Hospital-acquired MRSA bloodstream infections have been declining over the past decade, dropping about 7% per year in recent tracking periods. Community-acquired MRSA rates have plateaued. Meanwhile, standard staph infections picked up outside hospitals have been slowly increasing, about 4% per year. MSSA now causes roughly half of all healthcare-associated staph infections, a reminder that antibiotic-susceptible strains still cause plenty of serious illness.

Mortality rates reflect where and how the infection is acquired. For bloodstream infections that develop in the hospital, MRSA carries about a 29% mortality rate and MSSA about 24%. For infections that start in the community, those numbers drop to 18% and 14%, respectively. The higher hospital rates partly reflect the fact that hospitalized patients tend to be sicker to begin with.

How Staph Infections Are Treated

Treatment depends entirely on the severity of the infection. For minor skin infections like folliculitis, washing the area and applying a topical antibiotic ointment may be sufficient. Warm compresses can help draw pus to the surface of a small boil and encourage it to drain on its own.

Larger or deeper abscesses often need to be drained by a healthcare provider, who makes a small incision to release the pus. This drainage is sometimes the most important part of treatment, even more so than the antibiotics that typically follow. For skin infections that need oral antibiotics, commonly prescribed options include drugs in the cephalosporin or tetracycline families. If MRSA is suspected or confirmed, the antibiotic choice narrows to the drugs that resistant strains still respond to.

Bloodstream or organ infections require intravenous antibiotics in a hospital setting, often for weeks. Recovery from invasive staph infection can be prolonged, and imaging studies are typically used to check whether the bacteria have seeded infections in the heart, bones, or other organs.

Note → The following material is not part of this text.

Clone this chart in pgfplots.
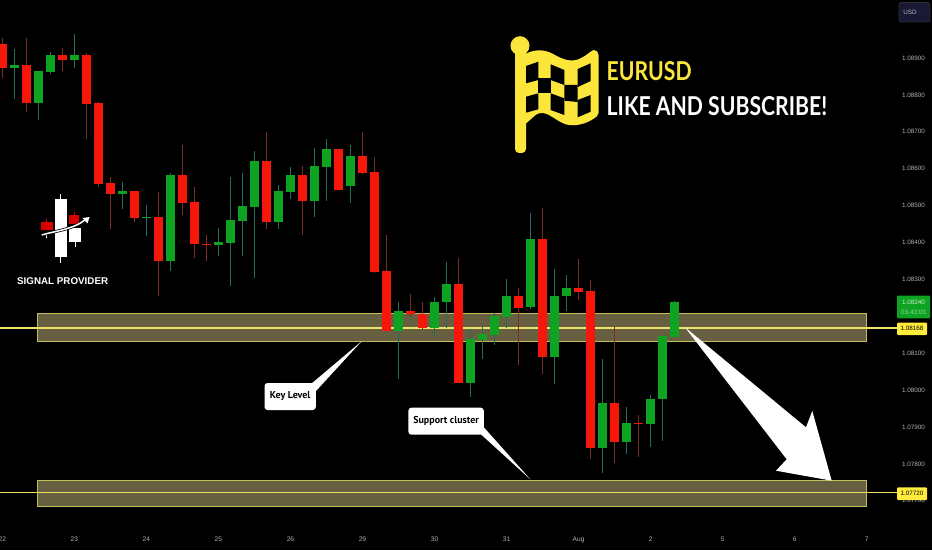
\documentclass[border=0pt]{standalone}
\usepackage{pgfplots}
\usepackage{pgfplotstable}
\usepackage{fontspec}
\pgfplotsset{compat=1.18}
\setmainfont{Liberation Sans}
\newfontfamily\headfont[FakeStretch=0.815]{Lato}
\newfontfamily\callfont{PT Sans}
\definecolor{cred}{HTML}{F5170A}
\definecolor{cgreen}{HTML}{0FA322}
\definecolor{wred}{HTML}{7A2E26}
\definecolor{wgreen}{HTML}{1E6E58}
\definecolor{zonefill}{HTML}{666040}
\definecolor{zoneline}{HTML}{C4BD5C}
\definecolor{lvl}{HTML}{EDE56A}
\definecolor{tagy}{HTML}{FFEB3B}
\definecolor{flagy}{HTML}{FDE63C}
\definecolor{ticktext}{HTML}{B4B4B4}
% candle index, high, body top, body bottom, low
\pgfplotstableread{
i h t b l
0 1.08954 1.08938 1.08874 1.08846
2 1.08953 1.08880 1.08779 1.08754
5 1.08926 1.08907 1.08895 1.08866
7 1.08914 1.08908 1.08776 1.08681
8 1.08782 1.08778 1.08559 1.08551
9 1.08578 1.08561 1.08532 1.08437
11 1.08540 1.08539 1.08467 1.08456
13 1.08536 1.08468 1.08351 1.08255
15 1.08663 1.08583 1.08508 1.08475
16 1.08550 1.08510 1.08396 1.08358
17 1.08420 1.08397 1.08393 1.08351
22 1.08699 1.08621 1.08456 1.08436
25 1.08608 1.08583 1.08512 1.08421
28 1.08653 1.08653 1.08543 1.08543
30 1.08699 1.08634 1.08589 1.08586
31 1.08633 1.08591 1.08320 1.08318
32 1.08420 1.08323 1.08160 1.08160
34 1.08260 1.08214 1.08206 1.08199
35 1.08239 1.08206 1.08169 1.08163
38 1.08359 1.08288 1.08020 1.08020
43 1.08276 1.08254 1.08223 1.08068
45 1.08493 1.08409 1.08091 1.08044
48 1.08354 1.08276 1.08267 1.08244
49 1.08298 1.08268 1.07843 1.07814
51 1.08174 1.07964 1.07860 1.07802
53 1.07933 1.07912 1.07909 1.07819
}\reds
\pgfplotstableread{
i h t b l
1 1.08924 1.08880 1.08874 1.08788
3 1.08865 1.08865 1.08779 1.08732
4 1.08915 1.08908 1.08862 1.08857
6 1.08965 1.08907 1.08895 1.08874
10 1.08565 1.08539 1.08532 1.08492
12 1.08502 1.08469 1.08466 1.08418
14 1.08589 1.08582 1.08351 1.08324
18 1.08439 1.08401 1.08393 1.08363
19 1.08578 1.08461 1.08399 1.08283
20 1.08589 1.08499 1.08458 1.08363
21 1.08647 1.08621 1.08497 1.08303
23 1.08555 1.08540 1.08456 1.08437
24 1.08605 1.08583 1.08538 1.08519
26 1.08656 1.08607 1.08512 1.08469
27 1.08681 1.08653 1.08605 1.08513
29 1.08664 1.08634 1.08554 1.08508
33 1.08240 1.08214 1.08160 1.08029
36 1.08252 1.08240 1.08169 1.08147
37 1.08347 1.08288 1.08240 1.08167
39 1.08165 1.08138 1.08020 1.07982
40 1.08174 1.08151 1.08136 1.08085
41 1.08209 1.08200 1.08149 1.08122
42 1.08301 1.08254 1.08199 1.08168
44 1.08481 1.08409 1.08224 1.08219
46 1.08328 1.08255 1.08091 1.08017
47 1.08311 1.08276 1.08256 1.08215
50 1.08085 1.07964 1.07843 1.07775
52 1.07955 1.07911 1.07860 1.07827
54 1.07986 1.07976 1.07909 1.07846
55 1.08147 1.08146 1.07976 1.07863
56 1.08241 1.08240 1.08144 1.08144
}\greens
\newcommand{\candles}[3]{%
\addplot[draw=none, no markers, forget plot, error bars/.cd, y dir=both, y explicit, error mark=none,
  error bar style={draw=#2, line width=0.9pt}]
  table[x=i, y=t, y error plus expr=\thisrow{h}-\thisrow{t}, y error minus expr=\thisrow{t}-\thisrow{l}] {#1};
\addplot[draw=none, no markers, forget plot, error bars/.cd, y dir=minus, y explicit, error mark=none,
  error bar style={draw=#3, line width=8.8pt}]
  table[x=i, y=t, y error minus expr=\thisrow{t}-\thisrow{b}] {#1};
}
\begin{document}
\begin{tikzpicture}
\useasboundingbox (0,0) rectangle (932pt,550pt);
\begin{axis}[
  scale only axis, width=932pt, height=550pt,
  xmin=-0.192, xmax=77.44, ymin=1.075667, ymax=1.090572,
  axis background/.style={fill=black},
  axis line style={draw=none},
  major tick length=0pt,
  tick style={draw=none},
  xtick={0,6,12,18,24,30,36,42,48,54,60,66,72},
  xticklabels={22,23,24,25,26,29,30,31,Aug,2,5,6,7},
  ytick={1.077,1.078,1.079,1.080,1.081,1.083,1.084,1.085,1.086,1.087,1.088,1.089},
  yticklabels={1.07700,1.07800,1.07900,1.08000,1.08100,1.08300,1.08400,1.08500,1.08600,1.08700,1.08800,1.08900},
  yticklabel pos=right,
  xticklabel style={anchor=center, yshift=10.5pt, text=ticktext, font=\fontsize{6.6}{7}\selectfont},
  yticklabel style={anchor=center, xshift=-18.5pt, text=ticktext, font=\fontsize{6.3}{7}\selectfont},
]
\addplot[fill=zonefill, draw=zoneline, line width=1pt, forget plot]
  coordinates {(2.97,1.08207)(72,1.08207)(72,1.08133)(2.97,1.08133)} --cycle;
\addplot[fill=zonefill, draw=zoneline, line width=1pt, forget plot]
  coordinates {(2.97,1.07756)(72,1.07756)(72,1.07684)(2.97,1.07684)} --cycle;
\addplot[draw=lvl, line width=1.3pt, forget plot] coordinates {(-0.192,1.08168)(74.6,1.08168)};
\addplot[draw=lvl, line width=1.3pt, forget plot] coordinates {(-0.192,1.07722)(74.6,1.07722)};
\candles{\reds}{wred}{cred}
\candles{\greens}{wgreen}{cgreen}
\end{axis}
\begin{scope}[x=1pt, y=-1pt, shift={(0pt,550pt)}]
  % trend arrow
  \fill[white] (685,327.3) -- (806,427.3) -- (812.3,411) -- (831.7,480.7) -- (776,470.7) -- (786.7,459.3) -- cycle;
  % callouts
  \fill[white] (361.6,341.3) -- (311,384) -- (316,391) -- cycle;
  \fill[white, rounded corners=3pt] (264.5,383) rectangle (315.8,410);
  \node[text=black, font=\callfont\bfseries\fontsize{10}{11}\selectfont, inner sep=0pt] at (290.2,396.5) {Key Level};
  \fill[white] (530.3,479.3) -- (479.5,433) -- (484,427.5) -- cycle;
  \fill[white, rounded corners=3pt] (408.4,407.7) rectangle (483.8,434.7);
  \node[text=black, font=\callfont\bfseries\fontsize{10}{11}\selectfont, inner sep=0pt] at (446.1,421) {Support cluster};
  % price tags
  \fill[cgreen, rounded corners=1pt] (897,295.7) rectangle (930,318.3);
  \node[text=white!80!cgreen, font=\fontsize{6.3}{7}\selectfont, inner sep=0pt] at (913.5,302.3) {1.08240};
  \node[text=white!55!cgreen, font=\fontsize{6.3}{7}\selectfont, inner sep=0pt] at (913.5,312.3) {03:43:03};
  \fill[tagy, rounded corners=1pt] (897,322.7) rectangle (927,335);
  \node[text=black, font=\fontsize{6.3}{7}\selectfont, inner sep=0pt] at (912,328.8) {1.08168};
  \fill[tagy, rounded corners=1pt] (897,487.3) rectangle (927,500);
  \node[text=black, font=\fontsize{6.3}{7}\selectfont, inner sep=0pt] at (912,493.6) {1.07720};
  % USD button
  \filldraw[fill=black!88!blue!90!white, draw=white!18!black, line width=0.6pt, rounded corners=2pt] (899,2.5) rectangle (930,22);
  \node[text=ticktext, font=\fontsize{6.3}{7}\selectfont, inner sep=0pt] at (910,12.3) {USD};
  % flag
  \fill[flagy] (520,45.7) circle (9.5);
  \fill[flagy, rounded corners=4pt] (515,48) -- (526,48) -- (526,153) -- (515,153) -- cycle;
  \fill[flagy, rounded corners=2pt] (522,56) .. controls (532,50) and (542,48) .. (555,55)
     .. controls (566,61) and (574,62) .. (583,57) .. controls (588,54) and (592,50) .. (596,50)
     -- (598.5,53) -- (598.5,115) .. controls (590,122) and (580,126) .. (568,125)
     .. controls (558,122) and (550,114) .. (542,113) .. controls (536,113) and (530,121) .. (522,126) -- cycle;
  \fill[black] (526,66) -- (538.3,61.7) -- (538.3,80) -- (526,83.3) -- cycle;
  \fill[black] (550.7,64.3) -- (564.3,70) -- (564.3,85) -- (550.7,80) -- cycle;
  \fill[black] (577.7,69) -- (590.7,63.3) -- (590.7,81) -- (577.7,87) -- cycle;
  \fill[black] (538.3,78) -- (550.7,78) -- (550.7,93.3) -- (538.3,93.3) -- cycle;
  \fill[black] (564.3,85) -- (577.7,85) -- (577.7,102) -- (564.3,100.7) -- cycle;
  \fill[black] (526,96.7) -- (538.3,93.3) -- (538.3,109.3) -- (526,112.7) -- cycle;
  \fill[black] (550.7,93.3) -- (564.3,98.3) -- (564.3,115) -- (550.7,110) -- cycle;
  \fill[black] (577.7,100) -- (590.7,95) -- (590.7,111.7) -- (577.7,117.3) -- cycle;
  % headline
  \node[anchor=base west, text=flagy, font=\headfont\bfseries\fontsize{26}{28}\selectfont, inner sep=0pt] at (606.5,80.2) {EURUSD};
  \node[anchor=base west, text=white, font=\headfont\bfseries\fontsize{26}{28}\selectfont, inner sep=0pt] at (606.5,115.2) {LIKE AND SUBSCRIBE!};
  % logo
  \fill[white] (60.3,194.3) rectangle (61.3,263.3);
  \fill[white] (55,199) rectangle (66.7,256.7);
  \fill[white] (74.5,240) rectangle (75.5,246.7);
  \fill[white] (69,228) rectangle (80.7,241.7);
  \fill[red!85!black] (73.5,212) rectangle (74.5,216);
  \fill[red!85!black] (69,215) rectangle (79,224.3);
  \fill[red!85!black] (46.2,219) rectangle (47.2,223);
  \fill[red!85!black] (41,222) rectangle (52.7,230);
  \fill[white] (46.2,234) rectangle (47.2,238);
  \draw[black, line width=3pt] (42,235) .. controls (55,231) and (75,229) .. (86,219);
  \draw[white, line width=1.5pt] (41.7,235) .. controls (55,231) and (75,229) .. (86,219);
  \fill[white] (89.5,217) -- (82.5,218) -- (87.5,223.5) -- cycle;
  \node[anchor=base west, text=white, font=\bfseries\fontsize{9.8}{11}\selectfont, inner sep=0pt] at (17,284) {SIGNAL PROVIDER};
\end{scope}
\end{tikzpicture}
\end{document}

Practical Steps to Prevent Infection

Prevention comes down to two things: keeping bacteria out of wounds and limiting transmission between people. Cover any cuts or scrapes with a clean bandage until they’re fully healed. Don’t pick at or pop any sore that looks infected, since the pus can spread bacteria to other skin areas or to surfaces that others touch.

Wash your hands frequently, especially after touching a wound or changing a bandage. Don’t share towels, washcloths, razors, or athletic equipment that contacts bare skin. Clean your body after exercise, particularly if you use shared gym equipment. In household settings where someone has had a staph infection, regularly cleaning high-touch surfaces can help break the cycle of reinfection, given how long the bacteria can persist on objects.

If you’re visiting someone in the hospital who has a staph or MRSA infection, the risk of catching it is very low. Cleaning your hands when entering and leaving the room is the single most effective precaution.